- Film poster
- Directed by: Doris Wishman
- Written by: Cy Eichman
- Produced by: Doris Wishman
- Narrated by: Leslie Daniel
- Cinematography: Larry Wolk
- Edited by: Cy Eichman
- Music by: Titra Sound
- Release date: October 30, 1963 (US);
- Running time: 70 minutes
- Country: United States
- Language: English

= Playgirls International =

Playgirls International (also known as Nature's Playgirls, International) is a 1963 American nudist film produced and directed by Doris Wishman. She is notable for having directed and produced at least 30 feature films during a career spanning over four decades, most notably in the sexploitation film genre.

==Synopsis==
The film is a travelog exploring the "good life" in various parts of the world where hedonism is practiced. The first part shows cancan dancers performing in Paris, with similar scenes in Hawaii, Thailand, Japan, Germany, Austria, Mexico, Haiti, West Berlin and Hong Kong. In the United States, the Louis Prima Twist Show and Sam Butera and the Witnesses perform in Las Vegas.
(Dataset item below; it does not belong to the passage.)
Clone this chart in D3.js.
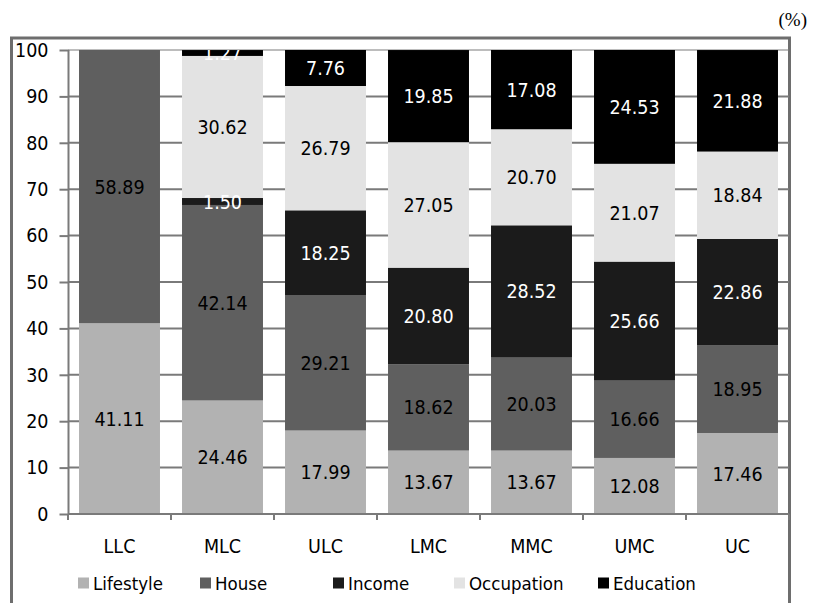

The film ends with footage of two Florida nudist camps, Sunny Palms Lodge in Homestead, and Spartans nudist camp in Miami, where members are shown dancing the Twist, the Hula, and an Apache war dance.

==Cast==
- Leslie Daniel (narrator)
- Betty Andrews
- Eileen Traynor
- Kenneth Andrews
- Betsi Warton
- Lee Sinclair
- Christy Fanshee
- Maria Stinger
- Martha J. Pryor
- Harry W. Stinger
- Janice Coughlin
- Sylvia Bayner
- Louis Prima Twist Show
- Sam Butera and the Witnesses
- French Can-Can
- Roller Stars
- La Marionette de Valdes

==Reception==
Boxoffice wrote that the "screenplay, deceptively simple in concept and containment, spins off briskly enough, telling of the good life, enjoyment of human pleasures against a colorful backdrop of world's pleasure points; the narration will satisfy the post 21 audiences certain to be attracted to local playdates; he doesn't get over-enthused, nor does he strive for subtleness that may well go hand-in-hand with a lecture platform." They also noted that in some cities, "the more discriminating may find themselves disappointed; this is, basically a super-sophisticated nudity study, far indeed from the provocative aura of international heiresses cavorting on dad's dough in plush pleasure places."